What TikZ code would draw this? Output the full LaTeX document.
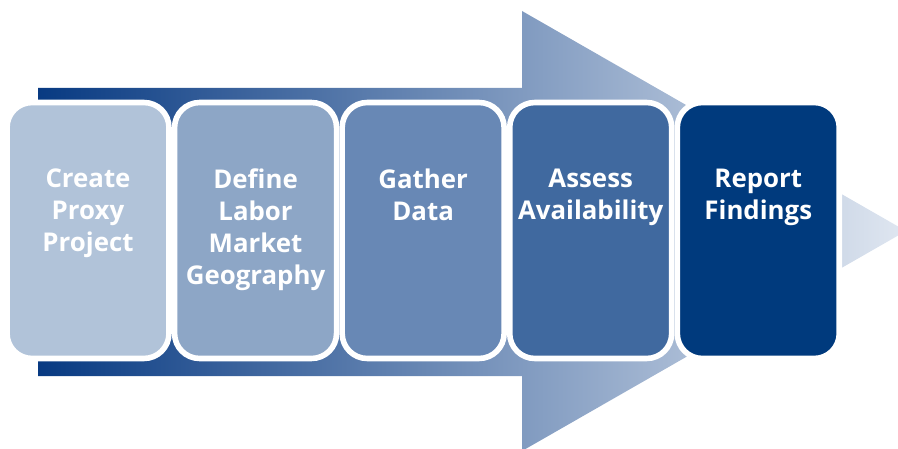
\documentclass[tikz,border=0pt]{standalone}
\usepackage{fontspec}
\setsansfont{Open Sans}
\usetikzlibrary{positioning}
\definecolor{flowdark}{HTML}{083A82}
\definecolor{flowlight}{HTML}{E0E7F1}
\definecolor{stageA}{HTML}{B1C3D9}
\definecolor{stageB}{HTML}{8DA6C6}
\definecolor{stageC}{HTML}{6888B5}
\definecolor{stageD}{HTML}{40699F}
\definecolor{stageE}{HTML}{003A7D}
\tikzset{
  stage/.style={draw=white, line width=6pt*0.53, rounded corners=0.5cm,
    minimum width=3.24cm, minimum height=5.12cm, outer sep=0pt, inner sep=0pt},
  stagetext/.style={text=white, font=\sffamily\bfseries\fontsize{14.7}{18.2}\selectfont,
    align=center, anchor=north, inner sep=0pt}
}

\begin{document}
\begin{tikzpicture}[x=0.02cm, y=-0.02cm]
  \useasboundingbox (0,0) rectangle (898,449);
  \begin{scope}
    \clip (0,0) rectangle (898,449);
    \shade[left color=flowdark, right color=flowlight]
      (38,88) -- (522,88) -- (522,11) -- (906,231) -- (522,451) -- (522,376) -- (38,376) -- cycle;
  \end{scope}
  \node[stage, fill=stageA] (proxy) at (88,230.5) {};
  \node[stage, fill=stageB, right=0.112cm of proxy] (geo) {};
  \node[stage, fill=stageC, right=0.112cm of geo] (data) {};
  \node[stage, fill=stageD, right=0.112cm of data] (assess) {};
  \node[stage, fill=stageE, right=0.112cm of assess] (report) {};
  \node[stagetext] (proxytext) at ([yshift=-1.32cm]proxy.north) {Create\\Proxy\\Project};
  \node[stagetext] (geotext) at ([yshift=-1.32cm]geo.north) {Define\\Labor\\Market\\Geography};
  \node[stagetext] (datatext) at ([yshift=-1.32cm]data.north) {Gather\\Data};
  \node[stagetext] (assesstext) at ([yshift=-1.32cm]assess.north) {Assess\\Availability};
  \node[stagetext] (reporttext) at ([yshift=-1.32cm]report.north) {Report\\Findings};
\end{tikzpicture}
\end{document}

***

• _SHORT EXERCISE_: All of the data needs repeating exactly, but the pictures do not.

• _CORRECT ANSWER_:
What TikZ code would draw this? Output the full LaTeX document.
\documentclass[tikz,border=0pt]{standalone}
\usepackage{fontspec}
\setsansfont{Open Sans}
\usetikzlibrary{positioning}
\definecolor{flowdark}{HTML}{083A82}
\definecolor{flowlight}{HTML}{E0E7F1}
\definecolor{stageA}{HTML}{B1C3D9}
\definecolor{stageB}{HTML}{8DA6C6}
\definecolor{stageC}{HTML}{6888B5}
\definecolor{stageD}{HTML}{40699F}
\definecolor{stageE}{HTML}{003A7D}
\tikzset{
  stage/.style={draw=white, line width=6pt*0.53, rounded corners=0.5cm,
    minimum width=3.24cm, minimum height=5.12cm, outer sep=0pt, inner sep=0pt},
  stagetext/.style={text=white, font=\sffamily\bfseries\fontsize{14.7}{18.2}\selectfont,
    align=center, anchor=north, inner sep=0pt}
}

\begin{document}
\begin{tikzpicture}[x=0.02cm, y=-0.02cm]
  \useasboundingbox (0,0) rectangle (898,449);
  \begin{scope}
    \clip (0,0) rectangle (898,449);
    \shade[left color=flowdark, right color=flowlight]
      (38,88) -- (522,88) -- (522,11) -- (906,231) -- (522,451) -- (522,376) -- (38,376) -- cycle;
  \end{scope}
  \node[stage, fill=stageA] (proxy) at (88,230.5) {};
  \node[stage, fill=stageB, right=0.112cm of proxy] (geo) {};
  \node[stage, fill=stageC, right=0.112cm of geo] (data) {};
  \node[stage, fill=stageD, right=0.112cm of data] (assess) {};
  \node[stage, fill=stageE, right=0.112cm of assess] (report) {};
  \node[stagetext] (proxytext) at ([yshift=-1.32cm]proxy.north) {Create\\Proxy\\Project};
  \node[stagetext] (geotext) at ([yshift=-1.32cm]geo.north) {Define\\Labor\\Market\\Geography};
  \node[stagetext] (datatext) at ([yshift=-1.32cm]data.north) {Gather\\Data};
  \node[stagetext] (assesstext) at ([yshift=-1.32cm]assess.north) {Assess\\Availability};
  \node[stagetext] (reporttext) at ([yshift=-1.32cm]report.north) {Report\\Findings};
\end{tikzpicture}
\end{document}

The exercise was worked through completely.